Maxwell was proficient in experimentation and theorization as well. This was evident in his work on the motion of gas molecules. His approach turned to statistics and probability, previously used more in the social sciences, to analyze these motions. The result was the Maxwell-Boltzmann theory of distribution of molecular energies.
In connection with Maxwell’s idea of the propagation of light and electromagnetic force, Albert Einstein, who kept a portrait of Maxwell on the wall of his study, had this to say:
Since Maxwell’s time, physical reality has been thought of as represented by continuous fields, and not capable of any mechanical interpretation. This change in the conception of reality is the most profound and the most fruitful that physics has experienced since the time of Newton.
The old imagery of electricity as moving through wires like fluid moving through pipes, was overthrown in favor of abstract mathematical models, and this new style of thinking made possible Einstein’s Theory of Relativity and the related but not yet compatible odd notions of quantum mechanics.
michael monostori says
A true mathematical genius.
Another one of our giants of science who very well
should have been held as a rock star of his generation.
Michael says
Nice summary! Sadly, few remember Oliver Heaviside, who actually developed the differential form of Maxwell’s equations as shown here. Maxwell’s original derivation extended to 20 equations, which Heaviside later simplified.
An excellent primer on Maxwell’s life and thought can be found in “The Man Who Changed Everything” by Basil Mahon.
Harry Weston says
It is sad that hardly any mention is ever made of the the contribution that Oliver Heaviside made.

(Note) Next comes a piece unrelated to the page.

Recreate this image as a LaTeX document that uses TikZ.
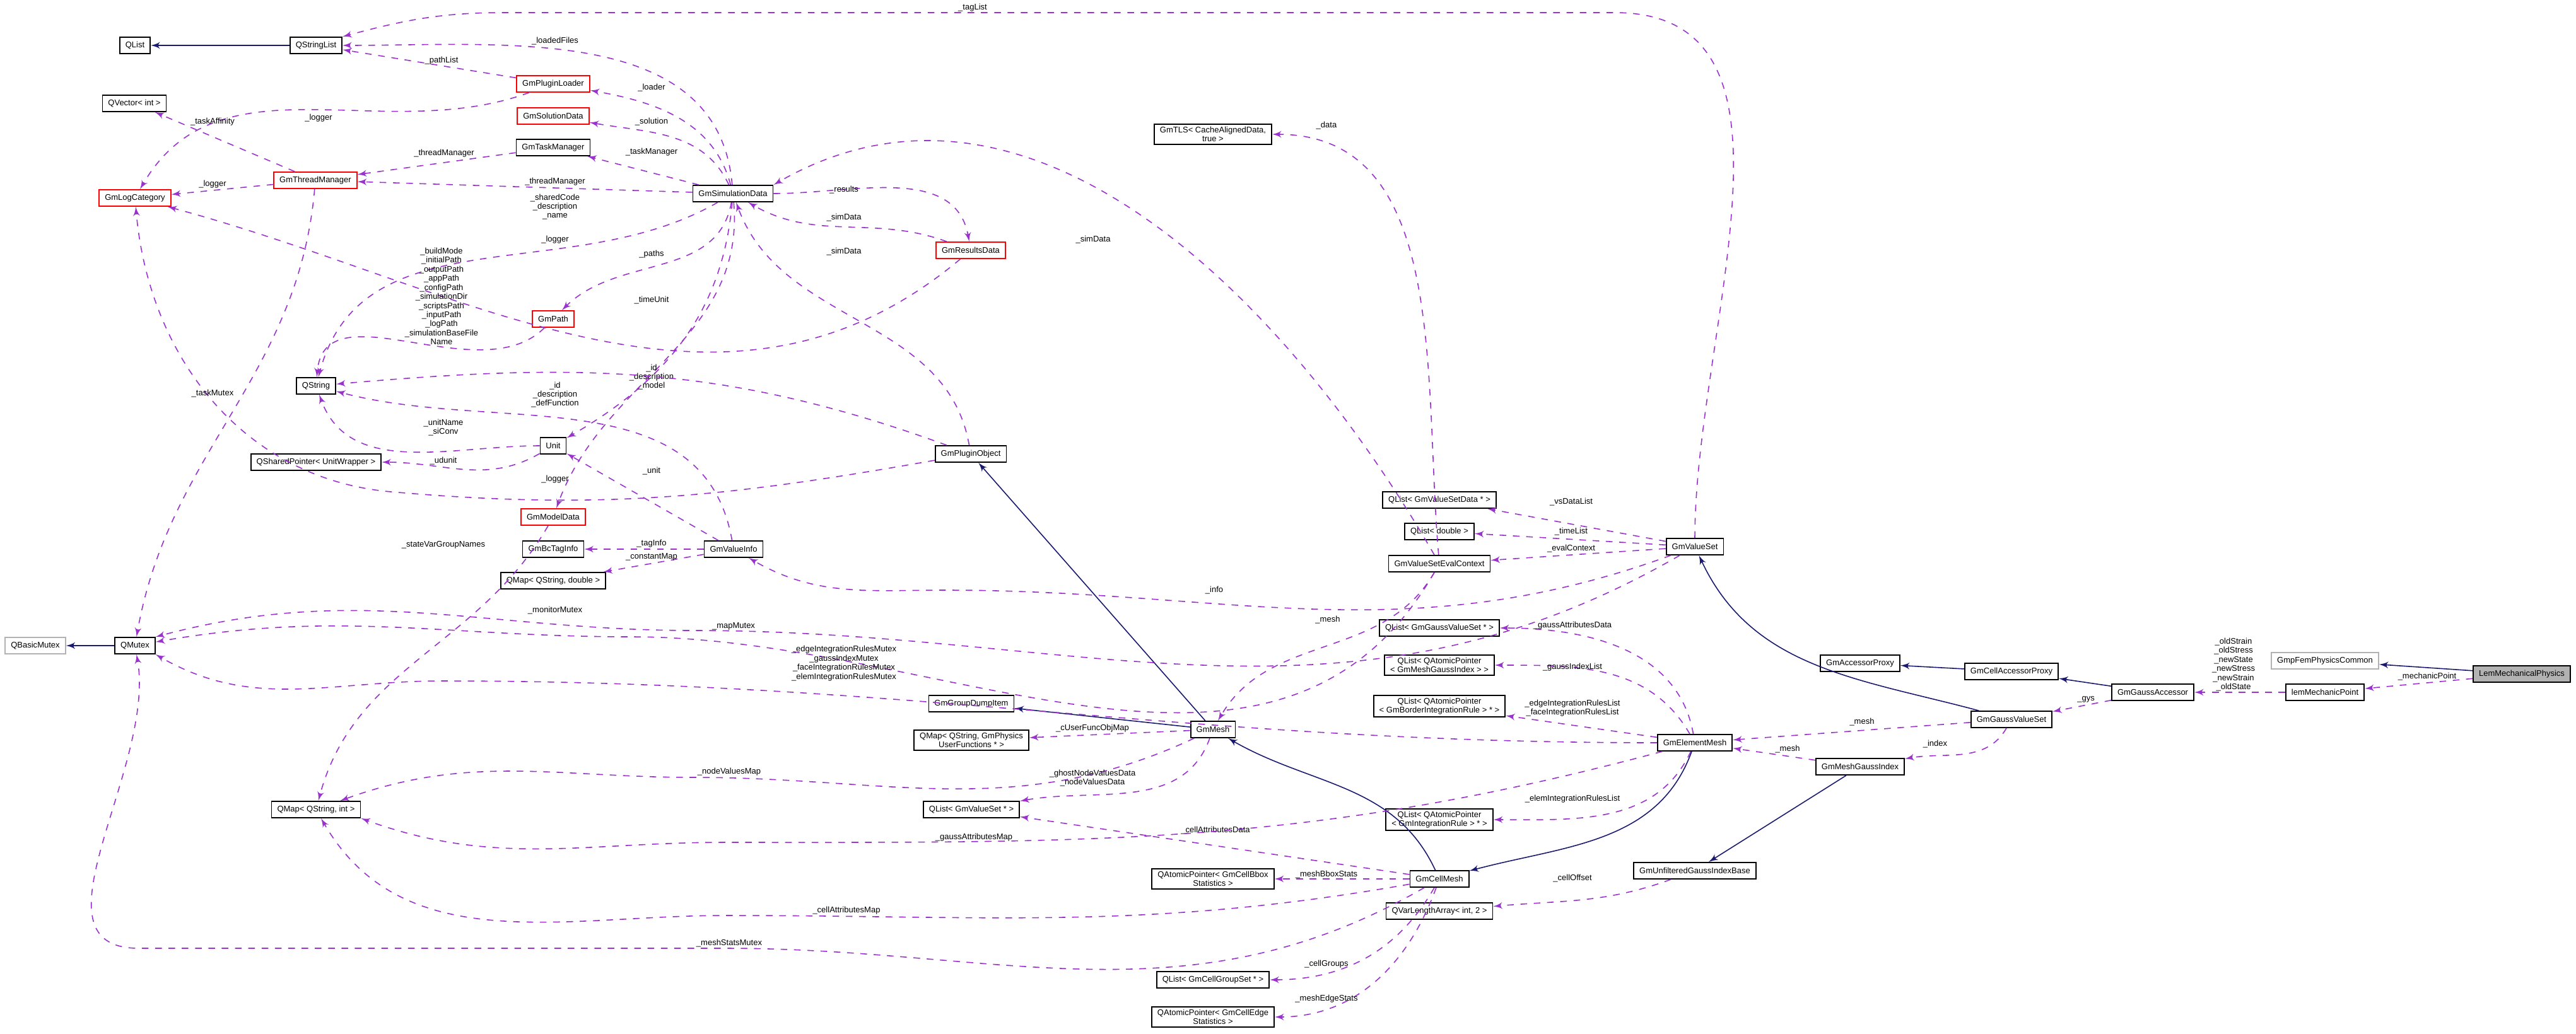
\documentclass[tikz,border=0pt]{standalone}
\usepackage{fontspec}
\setmainfont{Liberation Sans}
\usepackage{tikz}
\usetikzlibrary{arrows}
\definecolor{usecol}{HTML}{9A32CD}
\definecolor{inhcol}{HTML}{191970}
\tikzset{>=latex', font=\fontsize{3.7}{4.1}\selectfont}
\tikzstyle{cls} = [draw=black, line width=0.5pt, fill=white, rectangle, minimum height=2.6mm, inner xsep=0.9mm, inner ysep=0.4mm, align=center]
\tikzstyle{redcls} = [cls, draw=red]
\tikzstyle{graycls} = [cls, draw=black!30]
\tikzstyle{maincls} = [cls, fill=black!30]
\tikzstyle{use} = [->, usecol, dashed, line width=0.45pt]
\tikzstyle{inh} = [->, inhcol, line width=0.45pt]
\tikzstyle{lbl} = [black, inner sep=0pt, align=center]

\begin{document}
\begin{tikzpicture}[x=0.01cm, y=-0.01cm]
		\useasboundingbox (0,0) rectangle (4084,1639);

		% left part
		\node [cls] (qlist) at (214,72) {QList};
		\node [cls] (qstringlist) at (501,72) {QStringList};
		\node [redcls] (pluginloader) at (877,133) {GmPluginLoader};
		\node [cls] (qvector) at (213,164) {QVector\textless{} int \textgreater};
		\node [redcls] (solutiondata) at (877,184) {GmSolutionData};
		\node [cls] (taskmanager) at (877,234) {GmTaskManager};
		\node [redcls] (threadmanager) at (500,286) {GmThreadManager};
		\node [redcls] (logcategory) at (214,314) {GmLogCategory};
		\node [cls] (simdata) at (1162,307) {GmSimulationData};
		\node [redcls] (gmpath) at (877,506) {GmPath};
		\node [cls] (qstring) at (501,612) {QString};
		\node [cls] (unit) at (877,707) {Unit};
		\node [cls] (qsharedptr) at (501,733) {QSharedPointer\textless{} UnitWrapper \textgreater};
		\node [redcls] (modeldata) at (877,820) {GmModelData};
		\node [cls] (bctaginfo) at (877,871) {GmBcTagInfo};
		\node [cls] (valueinfo) at (1163,871) {GmValueInfo};
		\node [cls] (qmapdouble) at (877,921) {QMap\textless{} QString, double \textgreater};
		\node [graycls] (qbasicmutex) at (56,1024) {QBasicMutex};
		\node [cls] (qmutex) at (214,1024) {QMutex};
		\node [cls] (qmapint) at (501,1284) {QMap\textless{} QString, int \textgreater};

		% middle part
		\node [cls] (gmtls) at (1923,213) {GmTLS\textless{} CacheAlignedData,\\true \textgreater};
		\node [redcls] (resultsdata) at (1539,397) {GmResultsData};
		\node [cls] (pluginobject) at (1539,720) {GmPluginObject};
		\node [cls] (vsdatalist) at (2282,793) {QList\textless{} GmValueSetData * \textgreater};
		\node [cls] (qlistdouble) at (2282,843) {QList\textless{} double \textgreater};
		\node [cls] (evalcontext) at (2282,894) {GmValueSetEvalContext};
		\node [cls] (gaussvslist) at (2282,996) {QList\textless{} GmGaussValueSet * \textgreater};
		\node [cls] (meshgaussidxlist) at (2282,1055) {QList\textless{} QAtomicPointer\\\textless{} GmMeshGaussIndex \textgreater{} \textgreater};
		\node [cls] (groupdumpitem) at (1540,1116) {GmGroupDumpItem};
		\node [cls] (gmmesh) at (1923,1157) {GmMesh};
		\node [cls] (userfuncmap) at (1540,1174) {QMap\textless{} QString, GmPhysics\\UserFunctions * \textgreater};
		\node [cls] (valuesetlist) at (1540,1284) {QList\textless{} GmValueSet * \textgreater};
		\node [cls] (bboxstats) at (1923,1394) {QAtomicPointer\textless{} GmCellBbox\\Statistics \textgreater};
		\node [cls] (cellmesh) at (2282,1394) {GmCellMesh};
		\node [cls] (cellgroupset) at (1923,1554) {QList\textless{} GmCellGroupSet * \textgreater};
		\node [cls] (edgestats) at (1923,1613) {QAtomicPointer\textless{} GmCellEdge\\Statistics \textgreater};
		\node [cls] (borderrulelist) at (2282,1120) {QList\textless{} QAtomicPointer\\\textless{} GmBorderIntegrationRule \textgreater{} * \textgreater};
		\node [cls] (ruleslist) at (2282,1300) {QList\textless{} QAtomicPointer\\\textless{} GmIntegrationRule \textgreater{} * \textgreater};
		\node [cls] (varlengtharray) at (2282,1445) {QVarLengthArray\textless{} int, 2 \textgreater};

		% right part
		\node [cls] (valueset) at (2687,867) {GmValueSet};
		\node [cls] (accessorproxy) at (2949,1052) {GmAccessorProxy};
		\node [cls] (elementmesh) at (2687,1178) {GmElementMesh};
		\node [cls] (meshgaussindex) at (2949,1216) {GmMeshGaussIndex};
		\node [cls] (unfilteredbase) at (2687,1381) {GmUnfilteredGaussIndexBase};
		\node [cls] (cellaccessorproxy) at (3189,1065) {GmCellAccessorProxy};
		\node [cls] (gaussaccessor) at (3413,1098) {GmGaussAccessor};
		\node [cls] (gaussvalueset) at (3189,1141) {GmGaussValueSet};
		\node [graycls] (fempcommon) at (3686,1048) {GmpFemPhysicsCommon};
		\node [cls] (mechanicpoint) at (3686,1098) {lemMechanicPoint};
		\node [maincls] (mechanicalphysics) at (3998,1069) {LemMechanicalPhysics};

		% inheritance
		\draw [inh] (qstringlist) -- (qlist);
		\draw [inh] (qmutex) -- (qbasicmutex);
		\draw [inh] (gmmesh) -- (pluginobject);
		\draw [inh] (gmmesh) -- (groupdumpitem);
		\draw [inh] (cellmesh) to [out=115, in=-30] (gmmesh);
		\draw [inh] (elementmesh) to [out=-110, in=15] (cellmesh);
		\draw [inh] (gaussvalueset) to [out=165, in=-65] (valueset);
		\draw [inh] (cellaccessorproxy) -- (accessorproxy);
		\draw [inh] (gaussaccessor) -- (cellaccessorproxy);
		\draw [inh] (meshgaussindex) -- (unfilteredbase);
		\draw [inh] (mechanicalphysics) -- (fempcommon);

		% members
		\draw [use] (valueset) to [out=90, in=0] (2560,20) -- (800,20) to [out=180, in=15] (qstringlist.north east) node [lbl] at (1542,12) {\_tagList};
		\draw [use] (simdata) to [out=95, in=0] (qstringlist) node [lbl] at (880,65) {\_loadedFiles};
		\draw [use] (pluginloader) -- (qstringlist) node [lbl] at (700,96) {\_pathList};
		\draw [use] (pluginloader) to [out=200, in=60] (logcategory) node [lbl] at (505,187) {\_logger};
		\draw [use] (simdata) to [out=105, in=-10] (pluginloader) node [lbl] at (1033,139) {\_loader};
		\draw [use] (threadmanager) -- (qvector) node [lbl] at (337,193) {\_taskAffinity};
		\draw [use] (simdata) to [out=115, in=-10] (solutiondata) node [lbl] at (1033,193) {\_solution};
		\draw [use] (taskmanager) -- (threadmanager) node [lbl] at (704,243) {\_threadManager};
		\draw [use] (simdata) -- (taskmanager) node [lbl] at (1033,241) {\_taskManager};
		\draw [use] (threadmanager) -- (logcategory) node [lbl] at (337,292) {\_logger};
		\draw [use] (simdata) -- (threadmanager) node [lbl] at (880,288) {\_threadManager};
		\draw [use] (simdata) to [out=-150, in=75] (qstring) node [lbl] at (880,328) {\_sharedCode\\\_description\\\_name};
		\draw [use] (resultsdata) to [out=-140, in=-15] (logcategory) node [lbl] at (880,380) {\_logger};
		\draw [use] (simdata) to [out=-100, in=45] (gmpath) node [lbl] at (1033,403) {\_paths};
		\draw [use] (simdata) to [out=-95, in=30] (unit) node [lbl] at (1033,476) {\_timeUnit};
		\draw [use] (gmpath) to [out=-135, in=85] (qstring) node [lbl] at (700,470) {\_buildMode\\\_initialPath\\\_outputPath\\\_appPath\\\_configPath\\\_simulationDir\\\_scriptsPath\\\_inputPath\\\_logPath\\\_simulationBaseFile\\Name};
		\draw [use] (simdata) to [out=-85, in=70] (modeldata) node [lbl] at (1033,598) {\_id\\\_description\\\_model};
		\draw [use] (pluginobject) to [out=160, in=5] (qstring);
		\draw [use] (valueinfo) to [out=100, in=-15] (qstring) node [lbl] at (880,626) {\_id\\\_description\\\_defFunction};
		\draw [use] (unit) to [out=180, in=-70] (qstring) node [lbl] at (703,678) {\_unitName\\\_siConv};
		\draw [use] (unit) to [out=-150, in=0] (qsharedptr) node [lbl] at (703,731) {\_udunit};
		\draw [use] (valueinfo) -- (unit) node [lbl] at (1033,747) {\_unit};
		\draw [use] (pluginobject) to [out=190, in=-5] (620,780) to [out=175, in=-85] (logcategory) node [lbl] at (880,760) {\_logger};
		\draw [use] (threadmanager) to [out=-95, in=80] (qmutex) node [lbl] at (337,624) {\_taskMutex};
		\draw [use] (modeldata) to [out=-120, in=75] (qmapint) node [lbl] at (703,864) {\_stateVarGroupNames};
		\draw [use] (valueinfo) -- (bctaginfo) node [lbl] at (1033,862) {\_tagInfo};
		\draw [use] (valueinfo) -- (qmapdouble) node [lbl] at (1033,883) {\_constantMap};
		\draw [use] (evalcontext) to [out=-120, in=0] (1000,1010) to [out=180, in=10] (qmutex) node [lbl] at (880,968) {\_monitorMutex};
		\draw [use] (valueset) to [out=-150, in=0] (1100,1000) to [out=180, in=15] (qmutex.north east) node [lbl] at (1163,993) {\_mapMutex};
		\draw [use] (elementmesh) to [out=180, in=0] (700,1080) to [out=180, in=-30] (qmutex.south east) node [lbl] at (1338,1052) {\_edgeIntegrationRulesMutex\\\_gaussIndexMutex\\\_faceIntegrationRulesMutex\\\_elemIntegrationRulesMutex};
		\draw [use] (cellmesh) to [out=-150, in=0] (1150,1504) -- (220,1504) to [out=180, in=-80] (qmutex) node [lbl] at (1156,1496) {\_meshStatsMutex};

		\draw [use] (resultsdata) to [out=160, in=-30] (simdata) node [lbl] at (1338,345) {\_simData};
		\draw [use] (simdata) to [out=0, in=100] (resultsdata) node [lbl] at (1338,301) {\_results};
		\draw [use] (pluginobject) to [out=100, in=-70] (simdata) node [lbl] at (1338,399) {\_simData};
		\draw [use] (evalcontext) to [out=120, in=30] (simdata.north east) node [lbl] at (1733,380) {\_simData};
		\draw [use] (evalcontext) to [out=95, in=0] (gmtls) node [lbl] at (2103,199) {\_data};
		\draw [use] (valueset) -- (vsdatalist) node [lbl] at (2491,796) {\_vsDataList};
		\draw [use] (valueset) -- (qlistdouble) node [lbl] at (2491,843) {\_timeList};
		\draw [use] (valueset) -- (evalcontext) node [lbl] at (2491,870) {\_evalContext};
		\draw [use] (valueset) to [out=-160, in=0] (1500,936) to [out=180, in=-30] (valueinfo) node [lbl] at (1925,936) {\_info};
		\draw [use] (evalcontext) to [out=-120, in=60] (gmmesh) node [lbl] at (2105,983) {\_mesh};

		\draw [use] (elementmesh) to [out=100, in=0] (gaussvslist) node [lbl] at (2493,992) {\_gaussAttributesData};
		\draw [use] (elementmesh) to [out=120, in=0] (meshgaussidxlist) node [lbl] at (2493,1058) {\_gaussIndexList};
		\draw [use] (elementmesh) -- (borderrulelist) node [lbl] at (2493,1123) {\_edgeIntegrationRulesList\\\_faceIntegrationRulesList};
		\draw [use] (elementmesh) to [out=-115, in=0] (ruleslist) node [lbl] at (2493,1267) {\_elemIntegrationRulesList};
		\draw [use] (gaussvalueset) -- (elementmesh) node [lbl] at (2952,1145) {\_mesh};
		\draw [use] (meshgaussindex) -- (elementmesh) node [lbl] at (2834,1188) {\_mesh};
		\draw [use] (gaussvalueset) to [out=-120, in=10] (meshgaussindex) node [lbl] at (3068,1180) {\_index};
		\draw [use] (gaussaccessor) -- (gaussvalueset) node [lbl] at (3307,1109) {\_gys};
		\draw [use] (mechanicpoint) -- (gaussaccessor) node [lbl] at (3541,1054) {\_oldStrain\\\_oldStress\\\_newState\\\_newStress\\\_newStrain\\\_oldState};
		\draw [use] (mechanicalphysics) -- (mechanicpoint) node [lbl] at (3848,1073) {\_mechanicPoint};

		\draw [use] (gmmesh) -- (userfuncmap) node [lbl] at (1732,1155) {\_cUserFuncObjMap};
		\draw [use] (gmmesh) to [out=-155, in=0] (1100,1233) to [out=180, in=20] (qmapint) node [lbl] at (1156,1224) {\_nodeValuesMap};
		\draw [use] (gmmesh) to [out=-110, in=10] (valuesetlist) node [lbl] at (1732,1234) {\_ghostNodeValuesData\\\_nodeValuesData};
		\draw [use] (cellmesh) -- (valuesetlist) node [lbl] at (1927,1317) {\_cellAttributesData};
		\draw [use] (elementmesh) to [out=-165, in=0] (1150,1336) to [out=180, in=-20] (qmapint.south east) node [lbl] at (1544,1328) {\_gaussAttributesMap};
		\draw [use] (cellmesh) to [out=-170, in=0] (1150,1452) to [out=180, in=-60] (qmapint) node [lbl] at (1342,1444) {\_cellAttributesMap};
		\draw [use] (cellmesh) -- (bboxstats) node [lbl] at (2103,1387) {\_meshBboxStats};
		\draw [use] (cellmesh) to [out=-120, in=0] (cellgroupset) node [lbl] at (2103,1529) {\_cellGroups};
		\draw [use] (cellmesh) to [out=-110, in=0] (edgestats) node [lbl] at (2103,1584) {\_meshEdgeStats};
		\draw [use] (unfilteredbase) to [out=-160, in=5] (varlengtharray) node [lbl] at (2493,1393) {\_cellOffset};
\end{tikzpicture}
\end{document}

It was he that turned Maxwell’s cumbersome 20 or so equations into the succinct form of the four elegant equations that you have shown. ref: “Oliver Heaviside” by Paul Nahin, ISBN 0-8018-6909-9
Derek Dawkins says
Thanks for reminding us of Maxwell’s incomparable contribution to Electromagnetics.
However, can I remind you that the 4 equation expression of electromagnetic fields is Oliver Heaviside’s reduction of Maxwell’s 20 original equations published in the 1873 Treatise.